Entretanto, a revolução de Outubro com o seu carácter inaugural, com o fluxo revolucionário a que deu origem, com as conquistas que possibilitou, com o papel da URSS na derrota do nazi-fascismo, mostrou que a construção do socialismo não é uma utopia, nem apenas uma possibilidade real, mas uma alternativa histórica ao capitalismo e ao imperialismo. Uma alternativa que começou concretamente a ser construída e foi interrompida.
Acontecimento maior do séc. XX, ela marca-o determinantemente, e representa o início de uma era histórica que ainda não terminou (mesmo que vivamos hoje um período de contra-ciclo): a era da passagem revolucionária do capitalismo ao socialismo.
Quando aqueles que violentamente expropriam os direitos alcançados e que constituiriam uma plataforma civilizacional para a participação democrática e a emancipação social, aqueles que continuam a levar a guerra a todos os continentes, consideram essa interrupção como uma derrota definitiva, o que fazem é tentar desfigurar e ocultar a revolução de Outubro, e obscurecer que há uma alternativa ao seu domínio, uma alternativa que essa revolução configurou e ajuda hoje a configurar.
As manobras ideológicas para retirar à revolução de Outubro o seu imenso poder de atracção sobre o imaginário político, as convicções e a inteligência da história dos milhões de explorados e oprimidos são inúmeras, apoiam-se no controlo dos grandes meios de comunicação de massas e contam com apoios financeiros poderosíssimos.
Na actualidade, à medida que a ofensiva neo-liberal enfrenta cada vez mais uma resistência popular crescentemente organizada, uma das mistificações mais corrente, baseada na desfiguração dos factos históricos, consiste em reduzir a revolução ao modelo que aprisionou as suas forças e a partir daí condenar miseravelmente todo o esforço heróico dos comunistas e de populações inteiras na luta pela liberdade, o poder do povo, a justiça social, a paz e a soberania, comparando miseravelmente comunismo e fascismo.

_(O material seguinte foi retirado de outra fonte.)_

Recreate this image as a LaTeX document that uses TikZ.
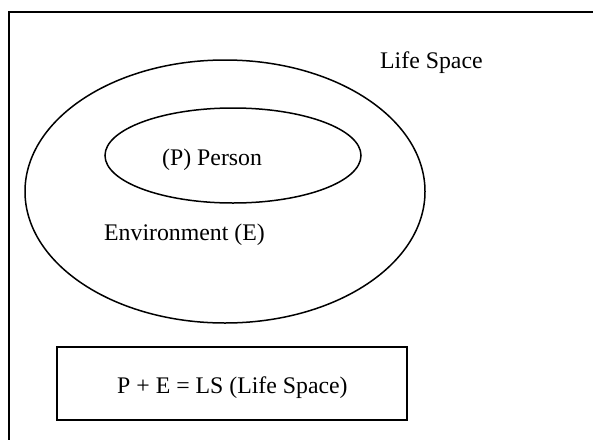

A mistificação consiste em culpar a revolução de Outubro pelas desfigurações, erros e desvios que, em determinadas condições históricas, marcadas por uma constante pressão externa, uma série de conspirações e agressões internacionais, levaram à génese de um modelo que aprisionou as forças sociais e humanas libertadas pela revolução, contrariou em aspectos determinantes os princípios e o desenvolvimento da teoria revolucionária do marxismo-leninismo, violou a legalidade socialista e virou costas a princípios fundamentais do ideal comunista. Esse modelo fragilizou o poder socialista e abriu as portas à sua derrota que nem a agressão nazi-fascista conseguira obter. Mas pretender que esse modelo decorre necessariamente do pensamento e do programa do marxismo-leninismo, que a ele se reduz o ideal comunista é dar provas de desonestidade política e intelectual, reescrevendo a história, com o fito de incriminar e reprimir, primeiro os comunistas, depois todos os que pensam e lutam organizadamente contra o sistema capitalista e depois todo e qualquer protesto social.

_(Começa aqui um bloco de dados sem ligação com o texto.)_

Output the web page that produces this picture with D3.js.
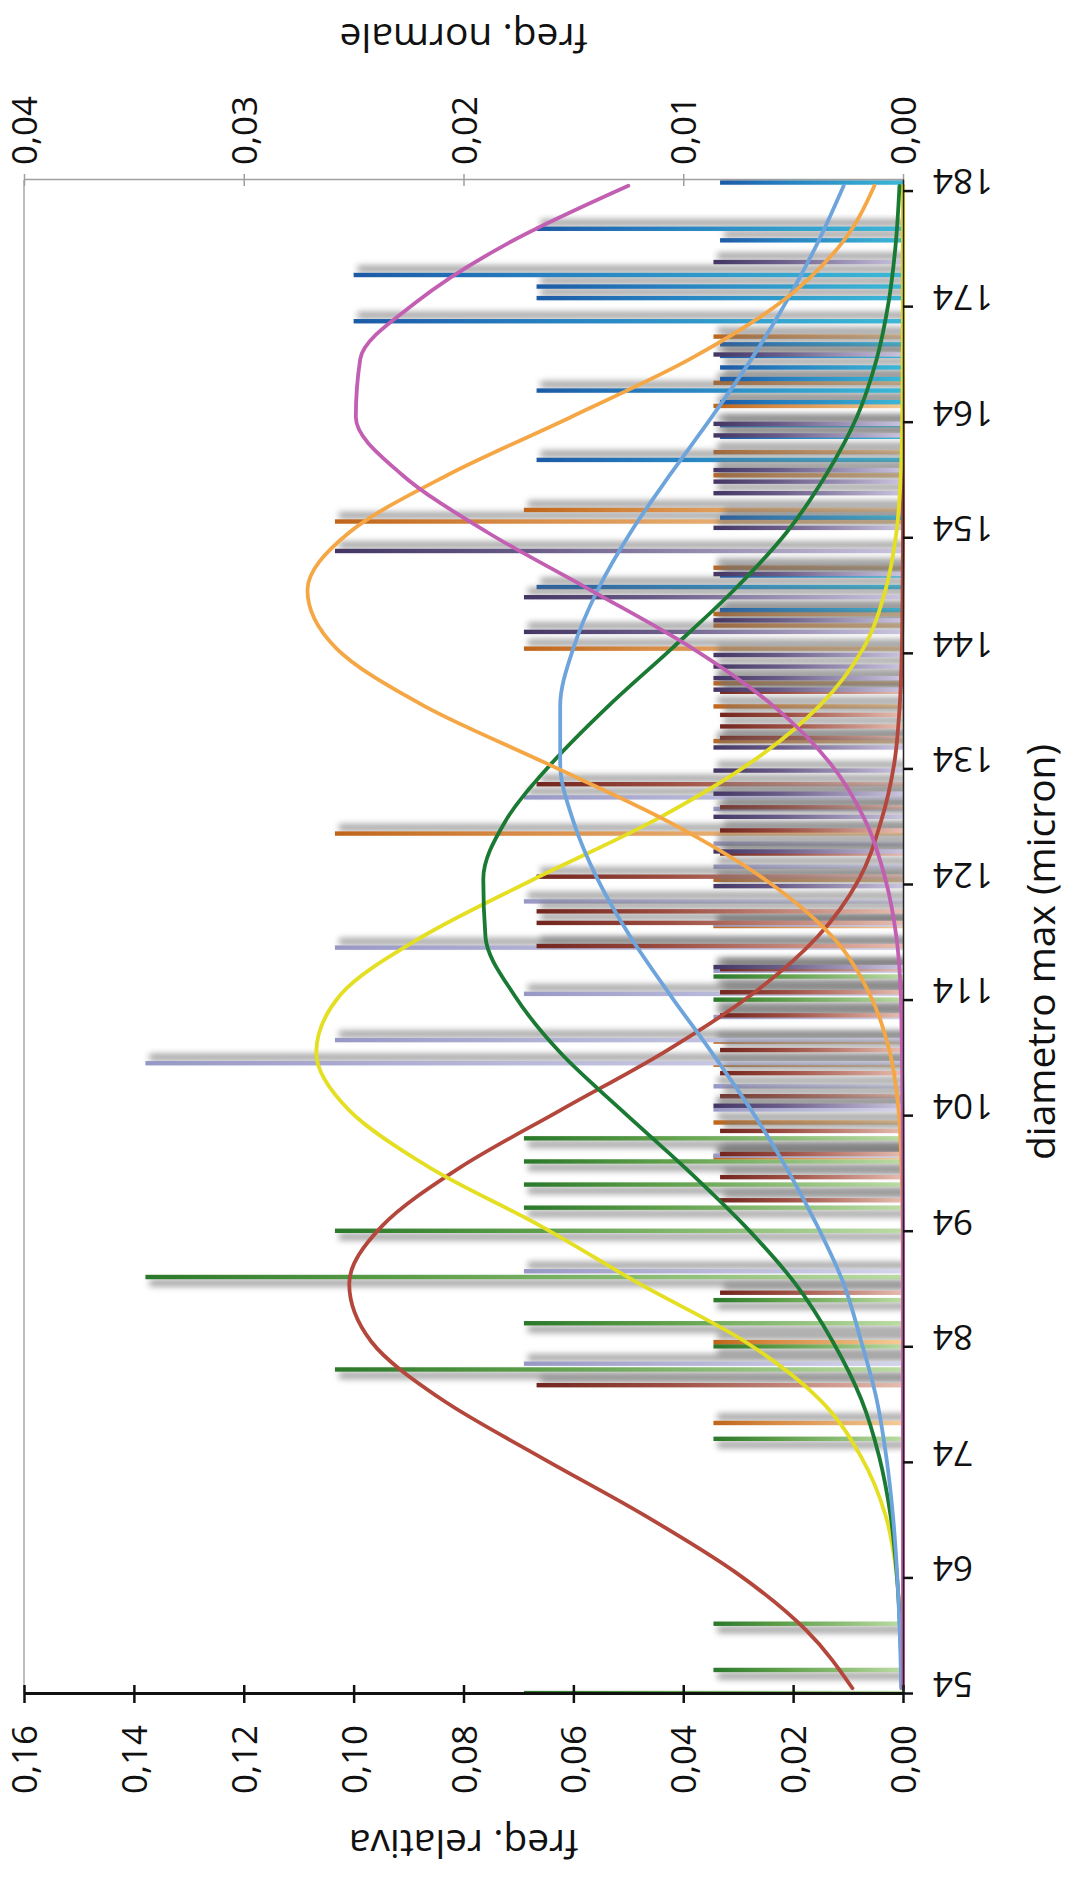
<!DOCTYPE html>
<html><head><meta charset="utf-8">
<script src="https://cdn.jsdelivr.net/npm/d3@7"></script>
<style>body{margin:0;background:#fff}svg{display:block}</style>
</head><body>
<svg id="chart" width="1075" height="1877"></svg>
<script>
// ---------------- DATA ----------------
const categoryTicks = [54,64,74,84,94,104,114,124,134,144,154,164,174,184];
const lastCategory = 184;
const leftTicks = [0,0.02,0.04,0.06,0.08,0.10,0.12,0.14,0.16];
const rightTicks = [0,0.01,0.02,0.03,0.04];

// relative frequencies (bars) [diameter, freq]
const greenBars = [[54,0.069],[56,0.0345],[60,0.0345],[76,0.0345],[82,0.1034],[84,0.0345],[86,0.069],[88,0.0345],[90,0.1379],[94,0.1034],[96,0.069],[98,0.069],[100,0.069],[102,0.069],[114,0.0345],[116,0.0345]];
const orangeBars = [[77,0.0345],[84,0.0345],[100,0.0345],[103,0.0345],[108,0.0345],[110,0.0345],[120,0.0345],[124,0.0345],[128,0.1034],[136,0.0345],[139,0.0345],[141,0.0345],[144,0.069],[146,0.0345],[147,0.0345],[151,0.0345],[155,0.1034],[156,0.069],[159,0.0345],[161,0.0345],[165,0.0345],[167,0.0345],[171,0.0345]];
const lavenderBars = [[82,0.069],[90,0.069],[100,0.0345],[104,0.0345],[106,0.0345],[108,0.1379],[110,0.1034],[112,0.0345],[114,0.069],[116,0.0345],[118,0.1034],[120,0.0345],[122,0.069],[125,0.0345],[127,0.0345],[130,0.0345],[131,0.069]];
const maroonBars = [[80,0.0667],[88,0.0333],[96,0.0333],[98,0.0333],[100,0.0333],[102,0.0333],[105,0.0333],[107,0.0333],[109,0.0333],[112,0.0333],[114,0.0333],[116,0.0333],[118,0.0667],[120,0.0667],[121,0.0667],[124,0.0667],[126,0.0333],[128,0.0333],[130,0.0333],[132,0.0667],[136,0.0333],[137,0.0333],[138,0.0333],[140,0.0333]];
const blueBars = [[147,0.0333],[149,0.0667],[150,0.0333],[155,0.0333],[160,0.0667],[162,0.0333],[163,0.0333],[165,0.0333],[166,0.0667],[167,0.0333],[168,0.0333],[169,0.0333],[170,0.0333],[172,0.1],[174,0.0667],[175,0.0667],[176,0.1],[179,0.0333],[180,0.0667],[184,0.0333]];
const purpleBars = [[104,0.0345],[116,0.0345],[123,0.0345],[126,0.0345],[129,0.0345],[131,0.0345],[133,0.0345],[135,0.0345],[140,0.0345],[141,0.0345],[142,0.0345],[143,0.0345],[145,0.069],[146,0.0345],[148,0.069],[150,0.0345],[152,0.1034],[154,0.0345],[157,0.0345],[158,0.0345],[159,0.0345],[162,0.0345],[163,0.0345],[169,0.0345],[177,0.0345]];

// normal frequencies (curves), sampled every 5 categories
const curveX = [54,59,64,69,74,79,84,89,94,99,104,109,114,119,124,129,134,139,144,149,154,159,164,169,174,179,184];
const curveBrown   = [0.0023,0.0044,0.0076,0.0118,0.0165,0.0210,0.0242,0.0252,0.0237,0.0202,0.0156,0.0109,0.0069,0.0039,0.0020,0.0010,0.0004,0.00015,0.00005,0.00002,0,0,0,0,0,0,0];
const curveYellow  = [0.00004,0.00012,0.0003,0.0008,0.0019,0.0038,0.0072,0.0120,0.0165,0.0215,0.0252,0.0267,0.0256,0.0219,0.0168,0.0114,0.0070,0.0038,0.0018,0.0008,0.0003,0.0001,0.00003,0.00001,0,0,0];
const curveGreen   = [0.00006,0.00013,0.00029,0.00057,0.00108,0.0019,0.0032,0.0049,0.0072,0.0099,0.0128,0.0156,0.0177,0.0190,0.0191,0.0181,0.0160,0.0134,0.0105,0.0077,0.0053,0.0035,0.0021,0.0012,0.00065,0.00033,0.00016];
const curveBlue    = [0.00008,0.00015,0.00027,0.00046,0.00076,0.0012,0.0019,0.0027,0.0039,0.0053,0.0069,0.0087,0.0106,0.0124,0.0139,0.0150,0.0156,0.0156,0.0150,0.0139,0.0124,0.0106,0.0087,0.0069,0.0053,0.0039,0.0027];
const curveOrange  = [0,0,0,0,0,0,0.00001,0.00001,0.00002,0.00007,0.0002,0.0006,0.0015,0.0032,0.0063,0.0107,0.0162,0.0218,0.0258,0.0271,0.0252,0.0207,0.0151,0.0097,0.0055,0.0028,0.0013];
const curveMagenta = [0,0,0,0,0,0,0,0,0,0.00001,0.00002,0.00005,0.0001,0.0003,0.0008,0.0017,0.0033,0.0059,0.0096,0.0142,0.0189,0.0228,0.0249,0.0247,0.0221,0.0180,0.0125];

// ---------------- STYLE TABLES ----------------
const barStyles = [
  {data: greenBars,    offset: 0.08, tip: '#2a782a', mid: '#5c9e48', base: '#bcdca4', shadow: -6},
  {data: orangeBars,   offset: 0.45, tip: '#bf651a', mid: '#d98e48', base: '#f4cc98', shadow: 6},
  {data: lavenderBars, offset: 0.58, tip: '#9898c6', mid: '#b0b0d4', base: '#d4d4ea', shadow: 6},
  {data: maroonBars,   offset: 0.72, tip: '#72251e', mid: '#9c4c40', base: '#e6bcb0', shadow: 6},
  {data: blueBars,     offset: 0.78, tip: '#1c5aa6', mid: '#2680c0', base: '#3cb8d6', shadow: 6},
  {data: purpleBars,   offset: 0.90, tip: '#443664', mid: '#6a5c88', base: '#cac4de', shadow: 6}
];
const curveStyles = [
  {vals: curveBrown, color: '#b3473c'},
  {vals: curveYellow, color: '#e4df22'},
  {vals: curveGreen, color: '#1a7a34'},
  {vals: curveBlue, color: '#6ea4dc'},
  {vals: curveOrange, color: '#f5a745'},
  {vals: curveMagenta, color: '#c25fb2'}
];

// ---------------- CHART ----------------
const W = 1514, H = 879;            // un-rotated plot size
const FONT = "'Open Sans', 'Noto Sans', sans-serif";
const svg = d3.select('#chart');
const defs = svg.append('defs');
const filt = defs.append('filter').attr('id','blur').attr('filterUnits','userSpaceOnUse')
  .attr('x',-60).attr('y',-60).attr('width',W+120).attr('height',H+120);
filt.append('feGaussianBlur').attr('stdDeviation',3);
defs.append('clipPath').attr('id','clip').append('rect').attr('x',0).attr('y',0).attr('width',W).attr('height',H);

barStyles.forEach((s,i) => {
  const gr = defs.append('linearGradient').attr('id','grad'+i).attr('x1',0).attr('y1',0).attr('x2',0).attr('y2',1);
  gr.append('stop').attr('offset','0%').attr('stop-color',s.tip);
  gr.append('stop').attr('offset','35%').attr('stop-color',s.mid);
  gr.append('stop').attr('offset','100%').attr('stop-color',s.base);
});

// whole chart is drawn in its natural orientation, then turned a quarter turn
const g = svg.append('g').attr('transform','translate(24,1694) rotate(-90)');

const x = d3.scaleLinear().domain([categoryTicks[0], lastCategory + 1]).range([0, W]);
const yL = d3.scaleLinear().domain([0, 0.16]).range([H, 0]);
const yR = d3.scaleLinear().domain([0, 0.04]).range([H, 0]);
const fmt = d => d3.format('.2f')(d).replace('.', ',');

g.append('line').attr('x1',0).attr('x2',W).attr('y1',0).attr('y2',0).attr('stroke','#a8a8a8').attr('stroke-width',1.5);

const BW = 4.4;
const plot = g.append('g').attr('clip-path','url(#clip)');
barStyles.forEach((s,i) => {
  const sg = plot.append('g');
  sg.selectAll('rect.sh').data(s.data).join('rect').attr('class','sh')
    .attr('x', d => x(d[0] + s.offset) - BW/2 - 1 + s.shadow)
    .attr('y', d => yL(d[1]) + 4)
    .attr('width', BW + 2).attr('height', d => H - yL(d[1]))
    .attr('fill','#707070').attr('opacity',0.7).attr('filter','url(#blur)');
  sg.selectAll('rect.bar').data(s.data).join('rect').attr('class','bar')
    .attr('x', d => x(d[0] + s.offset) - BW/2)
    .attr('y', d => yL(d[1]))
    .attr('width', BW).attr('height', d => H - yL(d[1]))
    .attr('fill','url(#grad'+i+')');
});

const line = d3.line().x(d => x(d[0] + 0.5)).y(d => yR(d[1])).curve(d3.curveMonotoneX);
curveStyles.forEach(c => {
  g.append('path').datum(curveX.map((v,i) => [v, c.vals[i]]))
    .attr('d', line).attr('fill','none').attr('stroke', c.color).attr('stroke-width',3.8)
    .attr('stroke-linejoin','round').attr('stroke-linecap','round');
});

// primary value axis (left, crossing ticks)
const axL = g.append('g').call(d3.axisLeft(yL).tickValues(leftTicks).tickFormat(fmt).tickSize(9).tickSizeOuter(0).tickPadding(22));
axL.select('.domain').attr('stroke','#111').attr('stroke-width',3);
axL.selectAll('.tick line').attr('x1',9).attr('stroke','#111').attr('stroke-width',2.5);
axL.selectAll('text').attr('font-family',FONT).attr('font-size',35).attr('fill','#111').attr('dy','0.36em');

// secondary value axis (right)
const axR = g.append('g').attr('transform',`translate(${W},0)`)
  .call(d3.axisRight(yR).tickValues(rightTicks).tickFormat(fmt).tickSize(6).tickSizeOuter(0).tickPadding(9));
axR.select('.domain').attr('stroke','#a0a0a0').attr('stroke-width',1.6);
axR.selectAll('.tick line').attr('x1',-6).attr('stroke','#a0a0a0').attr('stroke-width',1.5);
axR.selectAll('text').attr('font-family',FONT).attr('font-size',35).attr('fill','#111').attr('dy','0.36em');

// category axis (bottom)
const axB = g.append('g').attr('transform',`translate(0,${H})`)
  .call(d3.axisBottom(x).tickValues(categoryTicks).tickFormat(d3.format('d')).tickSize(10).tickSizeOuter(0));
axB.select('.domain').attr('stroke','#222').attr('stroke-width',1.5);
axB.selectAll('.tick line').attr('stroke','#111').attr('stroke-width',2.5);
axB.selectAll('text').attr('font-family',FONT).attr('font-size',35).attr('fill','#111')
  .attr('transform','rotate(-90)').attr('text-anchor','end').attr('x',-30).attr('y',9).attr('dy','0.36em');

// axis titles
g.append('text').attr('transform',`translate(-150,${H/2}) rotate(-90)`).attr('text-anchor','middle')
  .attr('dy','0.35em').attr('font-family',FONT).attr('font-size',39).attr('fill','#111').text('freq. relativa');
g.append('text').attr('transform',`translate(${W+142},${H/2}) rotate(-90)`).attr('text-anchor','middle')
  .attr('dy','0.35em').attr('font-family',FONT).attr('font-size',39).attr('fill','#111').text('freq. normale');
g.append('text').attr('transform',`translate(${W/2 - 15},${H+138})`).attr('text-anchor','middle')
  .attr('dy','0.35em').attr('font-family',FONT).attr('font-size',39).attr('fill','#111').text('diametro max (micron)');
</script>
</body></html>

Outra das mistificações correntes consiste em acusar a revolução pela sua extrema violência e em imputar aos revolucionários de 1917 um particular gosto pela violência. No sentido em que a palavra "violência" é utilizada na acusação, o que há que responder é que o conjunto de actos revolucionários, ou a tomada do poder, se deram quase sem mortos. É com a guerra civil desencadeada pela reacção aristocrática e burguesa e com o cerco da Rússia por 14 exércitos de outras tantos estados que o número de mortos e a violência brutal faz o seu aparecimento. É igualmente falso que Marx, Engels, Lenine e os revolucionários de Outubro tivessem um particular gosto pela violência, antes concebiam a revolução com o mínimo de violência organizada, necessária para pôr termo à violência generalizada e multiforme do sistema capitalista e, no caso vertente, agravada pelo regime czarista. Historicamente, a revolução de Outubro responde à bárbara violência sangrenta da guerra inter-imperialista que foi a I Guerra Mundial, e sucede, em escassos meses de 1917, à brutal repressão de uma manifestação popular.

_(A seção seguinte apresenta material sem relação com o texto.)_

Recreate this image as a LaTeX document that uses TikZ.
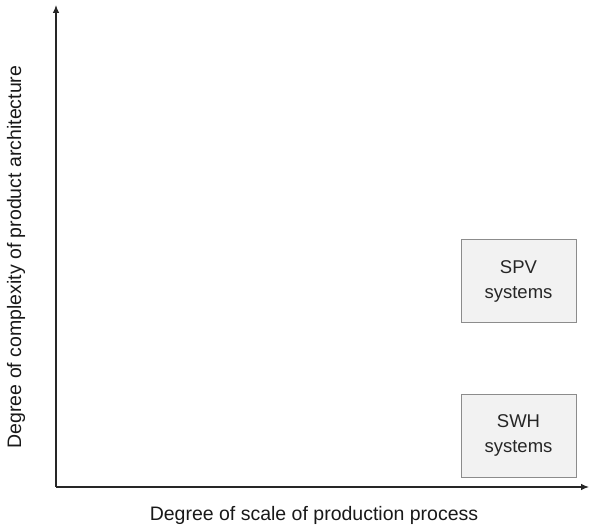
\documentclass[tikz,border=0pt]{standalone}
\usepackage{fontspec}
\setmainfont{Liberation Sans}
\usetikzlibrary{arrows.meta}
\begin{document}
\begin{tikzpicture}[x=1pt,y=-1pt,
  axis/.style={draw=black!85,line width=1.1pt,-{Latex[length=8pt,width=6.5pt]}},
  sysbox/.style={draw=black!45,fill=black!5,line width=0.9pt,minimum width=115pt,minimum height=83pt,inner sep=0pt,align=center,font=\fontsize{18.5}{25}\selectfont,text=black!85},
  axlabel/.style={font=\fontsize{19.5}{22}\selectfont,text=black!90,inner sep=0pt}]
\useasboundingbox (0,0) rectangle (590,529);
\coordinate (o) at (56,487);
\coordinate (ytop) at (56,5);
\coordinate (xend) at (589,487);
\draw[axis] (o) -- (ytop);
\draw[axis] (o) -- (xend);
\node[sysbox] (spv) at (518.5,281) {SPV\\systems};
\node[sysbox] (swh) at (518.5,435.5) {SWH\\systems};
\node[axlabel] (xl) at (314,515) {Degree of scale of production process};
\node[axlabel,rotate=90] (yl) at (16,257) {Degree of complexity of product architecture};
\end{tikzpicture}
\end{document}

A acusação de violência é, além do mais, um exemplo da mais descarada hipocrisia por parte dos defensores de um sistema que nasceu da mais brutal expropriação, da escravização de milhões de seres humanos e cresceu até hoje graças à opressão colonial e neo-colonial, recorrendo sempre que precisou à violência fascista e a inúmeras guerras.
Uma outra linha, mais elaborada, de ataque à Revolução de Outubro, assim como ao programa e ao ideal comunista consiste em acusá-los por representarem uma tentativa desmedida de controlar o processo histórico, de modo a impor-lhe uma direcção ou um sentido voluntaristamente pré-definidos. Segundo estes acusadores o processo económico e social é objectivo e fatal, incomensurável com o pensamento e a acção humana, só nos restando a possibilidade de pequenas intervenções de ajuste, de correcção de uma dinâmica fundamentalmente cega. Esta teorização parece ser apenas a cobertura aparentemente sofisticada daquela máxima reaccionária "Sempre houve pobres e sempre há-de haver, não há nada que possamos fazer", ou a fundamentação da tese da propaganda burguesa que consiste em afirmar que o capitalismo é o sistema que corresponde à "ordem natural das coisas". É uma teorização que confunde a objectividade de uma situação ou de um estado de coisas com a impossibilidade de a pensar e procurar intervir para a transformar, e impõe limites estreitíssimos ao pensamento e acção humanas.
Contra esta teorização e as suas teses, o facto de a revolução de Outubro ter sido não apenas possível, mas possível como vitória, é a demonstração viva da eficácia de uma teoria, o marxismo-leninismo, de um programa político, o do partido bolchevique, e da acção de transformação revolucionária da realidade desenvolvida pelas massas populares, reunidas em torno da classe operária.
A revolução de Outubro é denegrida, mistificada e ocultada, porque justamente é o acontecimento histórico singular de massas imensas que tomam os seus destinos nas próprias mãos, a demonstração do poder transformador da acção humana esclarecida, poder que radica na faculdade de transformação do trabalho humano. A revolução de Outubro é odiada porque ela continua a indicar o caminho, continua a significar que existe uma alternativa à barbárie capitalista, o socialismo e o comunismo. A Revolução de Outubro de 1917 continua a dizer-nos que um outro mundo será possível, na liberdade e na democracia, na justiça e no bem-estar social, com o poder dos trabalhadores e a emancipação social, com a criação cultural socialmente apropriada, com o socialismo.